* _GIVEN DATA_:
━━━━━━━━━━━━━━━━

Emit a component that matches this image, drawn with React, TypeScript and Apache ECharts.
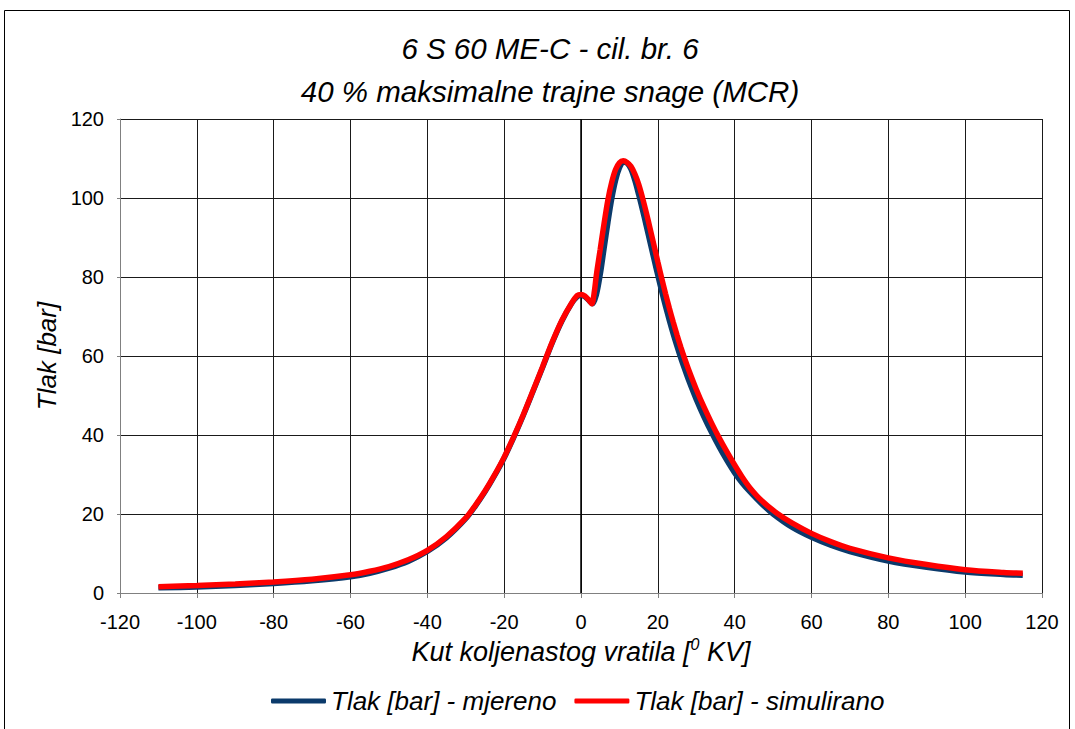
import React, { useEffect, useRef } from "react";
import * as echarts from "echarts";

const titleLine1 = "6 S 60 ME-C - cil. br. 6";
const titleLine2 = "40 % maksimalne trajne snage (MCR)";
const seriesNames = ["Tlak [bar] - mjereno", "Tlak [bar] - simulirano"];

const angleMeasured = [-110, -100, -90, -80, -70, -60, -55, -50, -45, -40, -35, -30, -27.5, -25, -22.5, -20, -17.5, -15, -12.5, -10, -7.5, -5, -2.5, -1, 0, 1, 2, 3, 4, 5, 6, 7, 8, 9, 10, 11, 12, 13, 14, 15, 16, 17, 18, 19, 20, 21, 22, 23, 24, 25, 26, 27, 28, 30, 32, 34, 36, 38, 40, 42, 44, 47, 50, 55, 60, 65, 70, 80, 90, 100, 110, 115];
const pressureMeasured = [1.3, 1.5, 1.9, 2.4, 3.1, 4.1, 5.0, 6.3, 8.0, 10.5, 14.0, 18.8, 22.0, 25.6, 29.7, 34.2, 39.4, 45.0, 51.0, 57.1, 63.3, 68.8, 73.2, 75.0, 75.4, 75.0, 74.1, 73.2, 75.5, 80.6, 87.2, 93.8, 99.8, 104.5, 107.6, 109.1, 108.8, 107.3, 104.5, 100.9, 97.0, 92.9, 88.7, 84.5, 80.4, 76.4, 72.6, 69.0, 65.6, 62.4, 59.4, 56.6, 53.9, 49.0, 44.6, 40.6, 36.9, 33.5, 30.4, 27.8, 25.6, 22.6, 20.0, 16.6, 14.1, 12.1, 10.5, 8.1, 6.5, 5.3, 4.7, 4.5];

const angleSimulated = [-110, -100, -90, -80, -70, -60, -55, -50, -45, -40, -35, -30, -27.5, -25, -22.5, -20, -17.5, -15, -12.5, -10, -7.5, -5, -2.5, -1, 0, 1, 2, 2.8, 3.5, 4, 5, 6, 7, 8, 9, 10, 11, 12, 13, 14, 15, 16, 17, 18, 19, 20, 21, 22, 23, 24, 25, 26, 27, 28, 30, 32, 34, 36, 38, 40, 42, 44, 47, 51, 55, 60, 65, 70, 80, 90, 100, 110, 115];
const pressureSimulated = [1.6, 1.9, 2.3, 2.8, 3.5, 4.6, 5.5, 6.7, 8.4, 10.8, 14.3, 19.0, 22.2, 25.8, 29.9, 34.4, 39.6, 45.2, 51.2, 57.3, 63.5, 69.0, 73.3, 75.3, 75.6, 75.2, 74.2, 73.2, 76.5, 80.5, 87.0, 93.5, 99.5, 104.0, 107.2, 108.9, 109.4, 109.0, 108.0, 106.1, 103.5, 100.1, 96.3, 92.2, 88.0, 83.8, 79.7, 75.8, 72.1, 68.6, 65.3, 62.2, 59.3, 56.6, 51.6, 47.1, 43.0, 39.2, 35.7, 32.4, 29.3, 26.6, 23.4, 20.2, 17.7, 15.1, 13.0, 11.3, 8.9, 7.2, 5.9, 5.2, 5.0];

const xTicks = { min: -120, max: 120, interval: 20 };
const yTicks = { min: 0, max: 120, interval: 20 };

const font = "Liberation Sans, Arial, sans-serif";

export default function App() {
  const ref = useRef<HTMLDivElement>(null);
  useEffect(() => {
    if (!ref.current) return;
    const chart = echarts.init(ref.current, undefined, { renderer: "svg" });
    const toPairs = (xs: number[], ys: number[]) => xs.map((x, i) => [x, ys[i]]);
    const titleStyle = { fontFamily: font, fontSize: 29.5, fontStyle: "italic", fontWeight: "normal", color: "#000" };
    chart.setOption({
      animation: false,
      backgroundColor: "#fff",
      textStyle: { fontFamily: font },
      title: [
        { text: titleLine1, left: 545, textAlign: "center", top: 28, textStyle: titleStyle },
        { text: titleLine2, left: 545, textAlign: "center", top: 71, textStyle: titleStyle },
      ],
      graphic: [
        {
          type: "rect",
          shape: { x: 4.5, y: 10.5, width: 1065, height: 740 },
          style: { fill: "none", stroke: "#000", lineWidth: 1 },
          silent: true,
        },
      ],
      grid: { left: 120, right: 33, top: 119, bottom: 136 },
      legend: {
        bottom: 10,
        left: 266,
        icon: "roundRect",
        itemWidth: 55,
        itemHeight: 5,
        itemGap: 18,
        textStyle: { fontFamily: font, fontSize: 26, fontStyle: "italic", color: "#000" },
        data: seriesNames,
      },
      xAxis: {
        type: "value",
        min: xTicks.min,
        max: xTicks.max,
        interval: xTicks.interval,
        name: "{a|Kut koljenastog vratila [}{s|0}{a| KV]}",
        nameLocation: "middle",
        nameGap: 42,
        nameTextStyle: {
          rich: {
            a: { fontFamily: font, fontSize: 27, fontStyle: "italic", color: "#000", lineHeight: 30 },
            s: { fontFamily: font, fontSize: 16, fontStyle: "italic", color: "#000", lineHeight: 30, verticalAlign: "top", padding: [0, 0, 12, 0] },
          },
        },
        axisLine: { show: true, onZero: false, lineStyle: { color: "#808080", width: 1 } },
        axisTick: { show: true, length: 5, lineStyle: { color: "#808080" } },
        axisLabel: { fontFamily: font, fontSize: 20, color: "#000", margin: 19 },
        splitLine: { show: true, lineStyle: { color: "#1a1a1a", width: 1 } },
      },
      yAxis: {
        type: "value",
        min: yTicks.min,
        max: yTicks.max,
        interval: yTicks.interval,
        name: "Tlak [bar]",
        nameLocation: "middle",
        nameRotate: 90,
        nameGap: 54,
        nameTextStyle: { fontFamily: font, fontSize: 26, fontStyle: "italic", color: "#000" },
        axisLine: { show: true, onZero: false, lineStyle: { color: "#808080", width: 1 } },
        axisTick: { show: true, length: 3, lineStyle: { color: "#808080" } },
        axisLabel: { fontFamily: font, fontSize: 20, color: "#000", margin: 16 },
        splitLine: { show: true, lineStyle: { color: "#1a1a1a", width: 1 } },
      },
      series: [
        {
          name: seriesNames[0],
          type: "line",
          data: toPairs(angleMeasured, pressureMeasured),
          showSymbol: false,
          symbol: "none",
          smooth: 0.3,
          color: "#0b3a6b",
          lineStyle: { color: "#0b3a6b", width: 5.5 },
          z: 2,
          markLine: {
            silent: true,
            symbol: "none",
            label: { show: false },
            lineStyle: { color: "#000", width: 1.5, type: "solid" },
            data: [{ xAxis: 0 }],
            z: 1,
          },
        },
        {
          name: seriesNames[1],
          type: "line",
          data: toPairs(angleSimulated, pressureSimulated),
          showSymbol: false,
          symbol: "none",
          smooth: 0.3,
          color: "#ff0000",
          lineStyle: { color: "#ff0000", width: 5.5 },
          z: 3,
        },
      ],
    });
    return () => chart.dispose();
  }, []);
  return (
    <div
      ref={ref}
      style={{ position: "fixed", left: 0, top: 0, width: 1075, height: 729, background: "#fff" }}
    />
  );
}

━━━━━━━━━━━━━━━━

* _TASK_: Please quote the lines of the material, beginning with the first and ending with the one that contains "5.3, 4.7, 4.5];", exactly as written and without any pictures.

* _ANSWER TO THE PROBLEM_:
Emit a component that matches this image, drawn with React, TypeScript and Apache ECharts.
import React, { useEffect, useRef } from "react";
import * as echarts from "echarts";

const titleLine1 = "6 S 60 ME-C - cil. br. 6";
const titleLine2 = "40 % maksimalne trajne snage (MCR)";
const seriesNames = ["Tlak [bar] - mjereno", "Tlak [bar] - simulirano"];

const angleMeasured = [-110, -100, -90, -80, -70, -60, -55, -50, -45, -40, -35, -30, -27.5, -25, -22.5, -20, -17.5, -15, -12.5, -10, -7.5, -5, -2.5, -1, 0, 1, 2, 3, 4, 5, 6, 7, 8, 9, 10, 11, 12, 13, 14, 15, 16, 17, 18, 19, 20, 21, 22, 23, 24, 25, 26, 27, 28, 30, 32, 34, 36, 38, 40, 42, 44, 47, 50, 55, 60, 65, 70, 80, 90, 100, 110, 115];
const pressureMeasured = [1.3, 1.5, 1.9, 2.4, 3.1, 4.1, 5.0, 6.3, 8.0, 10.5, 14.0, 18.8, 22.0, 25.6, 29.7, 34.2, 39.4, 45.0, 51.0, 57.1, 63.3, 68.8, 73.2, 75.0, 75.4, 75.0, 74.1, 73.2, 75.5, 80.6, 87.2, 93.8, 99.8, 104.5, 107.6, 109.1, 108.8, 107.3, 104.5, 100.9, 97.0, 92.9, 88.7, 84.5, 80.4, 76.4, 72.6, 69.0, 65.6, 62.4, 59.4, 56.6, 53.9, 49.0, 44.6, 40.6, 36.9, 33.5, 30.4, 27.8, 25.6, 22.6, 20.0, 16.6, 14.1, 12.1, 10.5, 8.1, 6.5, 5.3, 4.7, 4.5];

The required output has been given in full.